Комментарий |

Мир. Труд. Май. Дмитрий Александрович Пригов отвечает на вопросы Дмитрия Бавильского

 

 

Дмитрий Пригов. Автопортрет

 

МИР

– Дмитрий Александрович, есть ли у вас в Москве любимые места?

– В Москве, естественно, есть у меня места, которые я предпочитаю всем другим. И, прежде всего, это район моего проживания в течение последних сорока лет (две трети моей жизни) – Беляево. Я уже почти психо-соматически прирожден ему. Я один из первых обитателей этого новорожденного места Москвы. То есть насельник трех первых домов в окружении полей, садов, коров, блуждавших тогда прямо под окнами моей квартиры и встречавших меня у парадной двери. Вокруг медленно таяли ветхие строения соседских деревенских поселений.

– Способны ли спальные районы порождать свою метафизику, и какая она?

– Помню, когда сыну исполнилось пять лет, повез я его в культурно-познавательных и воспитательных целях ознакомиться с прекрасными (во всяком случае, утвержденными в качестве таковых в культурно-интеллигентском сознании) историческими местами старой Москвы. Побродили мы, побродили. Он, невинный и честный, и говорит: «Поедем к нам, в Беляево. Там просторно, ясно, все видно. А здесь тесно и загромождено». Вот и понимай. Вот и метафизика.

Да я и сам предпочитаю, скорее, места бескачественные.

 

– Раньше оранжевая ветка, ближе к югу, была форпостом концептуализма. В Коньково жил Кибиров, Сорокин на Теплом Стане, вы – в Беляево. Сейчас Тимур и Владимир живут в других местах, и только вы остаетесь верны своему Беляево. Почему?

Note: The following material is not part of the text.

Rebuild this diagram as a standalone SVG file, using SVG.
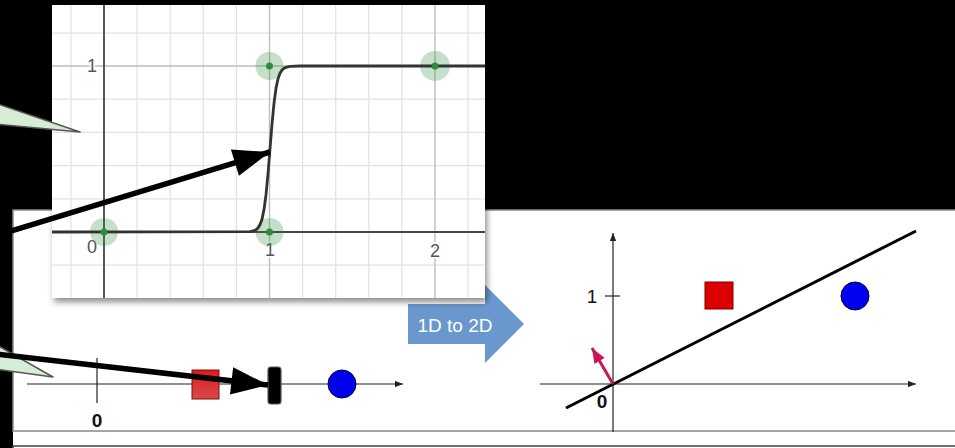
<svg xmlns="http://www.w3.org/2000/svg" width="955" height="448" viewBox="0 0 955 448">
<style>
.grid{stroke:#e2e2e2;stroke-width:1.2;fill:none}
.major{stroke:#bdbdbd;stroke-width:1.4;fill:none}
.axis{stroke:#444;stroke-width:1.8;fill:none}
.tick{font-family:"Liberation Sans",Arial,sans-serif;font-size:18px;fill:#555;text-anchor:middle;stroke:#fff;stroke-width:3px;paint-order:stroke}
.halo{fill:#2e8b3e;fill-opacity:0.28}
.dot{fill:#2e8b3e}
.thin{stroke:#222;stroke-width:1.2;fill:none}
.lbl{font-family:"Liberation Sans",Arial,sans-serif;font-size:19px;fill:#111;text-anchor:middle}
.callout{fill:#d7ecd4;stroke:#555;stroke-width:1.5;stroke-linejoin:round}
.big{stroke:#000;stroke-width:5.5;fill:none}
</style>
<defs>
<marker id="bigHead" viewBox="0 0 8 6" refX="8" refY="3" markerWidth="7.3" markerHeight="5" markerUnits="strokeWidth" orient="auto">
<path d="M0,0 L8,3 L0,6 Z" fill="#000"/>
</marker>
<marker id="smallHead" viewBox="0 0 10 8" refX="10" refY="4" markerWidth="7" markerHeight="5.6" markerUnits="strokeWidth" orient="auto">
<path d="M0,0 L10,4 L0,8 Z" fill="#222"/>
</marker>
<marker id="magHead" viewBox="0 0 10 8" refX="10" refY="4" markerWidth="5" markerHeight="4.4" markerUnits="strokeWidth" orient="auto">
<path d="M0,0 L10,4 L0,8 Z" fill="#c8175d"/>
</marker>
<filter id="shadow" x="-5%" y="-5%" width="112%" height="115%">
<feDropShadow dx="2" dy="4" stdDeviation="3" flood-color="#000" flood-opacity="0.45"/>
</filter>
<linearGradient id="redGrad" x1="0" y1="0" x2="0" y2="1">
<stop offset="0" stop-color="#e21a1a"/>
<stop offset="1" stop-color="#d84a4a"/>
</linearGradient>
</defs>
<rect x="0" y="0" width="955" height="448" fill="#000"/>
<g id="panel">
<rect x="13" y="431" width="950" height="20" fill="#fff"/>
<rect x="13" y="446" width="950" height="20" fill="#fff" stroke="#444" stroke-width="1.5"/>
<rect x="13" y="210" width="950" height="221" fill="#fff" stroke="#888" stroke-width="1.5"/>
</g>
<g id="arrow-1d-to-2d">
<path d="M408,304 L485,304 L485,285 L524,324 L485,363 L485,344 L408,344 Z" fill="#6b97cf"/>
<text x="455" y="332" font-family="'Liberation Sans',Arial,sans-serif" font-size="19" fill="#fff" text-anchor="middle">1D to 2D</text>
</g>
<g id="plot-1d">
<line x1="27" y1="384" x2="403" y2="384" class="thin" marker-end="url(#smallHead)"/>
<line x1="97" y1="358" x2="97" y2="403" class="thin"/>
<text x="97" y="427" class="lbl" font-weight="bold">0</text>
<rect x="192" y="370" width="27" height="29" fill="url(#redGrad)" stroke="#7a1010" stroke-width="1"/>
<rect x="268" y="367" width="13" height="37" rx="3" fill="#000" stroke="#555" stroke-width="1.2"/>
<circle cx="342" cy="384" r="14" fill="#0000ee" stroke="#000033" stroke-width="1"/>
</g>
<g id="plot-2d">
<line x1="613" y1="432" x2="613" y2="233" class="thin" marker-end="url(#smallHead)"/>
<line x1="540" y1="384" x2="916" y2="384" class="thin" marker-end="url(#smallHead)"/>
<line x1="605" y1="296" x2="620" y2="296" class="thin"/>
<text x="592" y="303" class="lbl">1</text>
<text x="602" y="408" class="lbl" font-weight="bold">0</text>
<line x1="566" y1="408" x2="916" y2="231" stroke="#000" stroke-width="3"/>
<rect x="705" y="282" width="28" height="27" fill="#dd0000" stroke="#7a0000" stroke-width="1"/>
<circle cx="855" cy="296" r="14" fill="#0000ee" stroke="#000033" stroke-width="1"/>
<line x1="613" y1="384" x2="592" y2="348" stroke="#c8175d" stroke-width="3" marker-end="url(#magHead)"/>
</g>
<g id="sigmoid-plot">
<rect x="52" y="5" width="433" height="293" fill="#fff" filter="url(#shadow)"/>
<g class="grid">
<line x1="70.9" y1="5" x2="70.9" y2="298"/>
<line x1="137.1" y1="5" x2="137.1" y2="298"/>
<line x1="170.2" y1="5" x2="170.2" y2="298"/>
<line x1="203.3" y1="5" x2="203.3" y2="298"/>
<line x1="236.4" y1="5" x2="236.4" y2="298"/>
<line x1="302.6" y1="5" x2="302.6" y2="298"/>
<line x1="335.7" y1="5" x2="335.7" y2="298"/>
<line x1="368.8" y1="5" x2="368.8" y2="298"/>
<line x1="401.9" y1="5" x2="401.9" y2="298"/>
<line x1="468.1" y1="5" x2="468.1" y2="298"/>
<line x1="52" y1="33.2" x2="485" y2="33.2"/>
<line x1="52" y1="99.2" x2="485" y2="99.2"/>
<line x1="52" y1="132.4" x2="485" y2="132.4"/>
<line x1="52" y1="165.6" x2="485" y2="165.6"/>
<line x1="52" y1="198.8" x2="485" y2="198.8"/>
<line x1="52" y1="265.2" x2="485" y2="265.2"/>
</g>
<g class="major">
<line x1="269.5" y1="5" x2="269.5" y2="298"/>
<line x1="435" y1="5" x2="435" y2="298"/>
<line x1="52" y1="66" x2="485" y2="66"/>
</g>
<g class="axis">
<line x1="104" y1="5" x2="104" y2="298"/>
<line x1="52" y1="232" x2="485" y2="232"/>
</g>
<text x="92" y="72" class="tick" font-size="17">1</text>
<text x="92" y="253" class="tick">0</text>
<text x="270" y="256" class="tick">1</text>
<text x="435" y="257" class="tick">2</text>
<circle cx="104" cy="232" r="14" class="halo"/>
<circle cx="269.5" cy="232" r="14" class="halo"/>
<circle cx="269.5" cy="66" r="14" class="halo"/>
<circle cx="435" cy="66" r="15" class="halo"/>
<polyline fill="none" stroke="#333" stroke-width="2.8" stroke-linejoin="round" points="52,232 250,231.7 255,230.4 258,228.1 260,224.8 262,219.2 264,209.6 266,194.7 268,173.9 270,149 272,124.1 274,103.3 276,88.4 278,78.8 280,73.2 282,69.9 285,67.6 290,66.3 300,66 485,66"/>
<circle cx="104" cy="232" r="3.5" class="dot"/>
<circle cx="269.5" cy="232" r="3.5" class="dot"/>
<circle cx="269.5" cy="66" r="3.5" class="dot"/>
<circle cx="435" cy="66" r="3.5" class="dot"/>
</g>
<g id="callout-top">
<path d="M-5,103 L80,132 L-5,124 Z" class="callout"/>
</g>
<g id="callout-bottom">
<path d="M-5,344 L53,377 L-5,369 Z" class="callout"/>
</g>
<g id="connectors">
<line x1="-5" y1="236" x2="270" y2="152" class="big" marker-end="url(#bigHead)"/>
<line x1="-5" y1="354" x2="268" y2="385" class="big" marker-end="url(#bigHead)"/>
</g>
</svg>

– Действительно, были у Беляево героические времена первичного заселения, когда бесхозная молодежь тех давних лет обретала свои первые места жительства вдали от центральных престижных районов Москвы. Это было и намного дешевле, да и, практически, это было единственной возможностью получить жилье в то перенаселенное время благодаря только-только возникшим всякого рода жилищным кооперативам. Но со временем все бывшие молодые и безденежные обретали солидность, статус, амбиции, деньги и съезжали кто куда. Кто в центр, кто в Америку, кто в Европу. А ведь в ближайших окрестностях (я имею в виду расстояния пешего покрытия в пределах полутора часов – привычная единица времени моих прогулок в одном направлении) в разное время обитали и Сорокин, и Ерофеев, и Попов, а также Величанский, Парщиков, Гандлевский, Сапгир, Леонович, Гройс, Яниколевский, Аверинцев, Гачев, Карабчиевский, Шифферс, и уж не помню, кто еще. Но были, были такие. И вот я остался один как представитель этого первичного периода заселения. В этом смысле, наверное, я уже некий домовой, вернее, дух этого места. Ну, старожил, во всяком смысле. И, думается, единственный в современной русской поэзии и литературе описавший все географические, топографические и метафизические особенности этого места. Да и, наверное, не только в современной литературе, но и во всеобщей, всемирной, так как до сей поры этого места в литературном его качестве просто не существовало. Между прочим, почти все стихи цикла про Милиционера имеют конкретные топографические привязки именно к Беляево.

– В культуре достаточно подробно отыгран центр Москвы. А как с окраинами? Сейчас вот появляется некое «окраинное краеведение». Что слышно на этом фронте?

– Насчет «окраинного» краеведения не приходится говорить, так как мир ныне перекраивается иным способом, и местные идентификации бледнеют перед космополитическими и интернетными. Время для данного места еще не пришло, а по общим мировым тенденциям – уже и не придет.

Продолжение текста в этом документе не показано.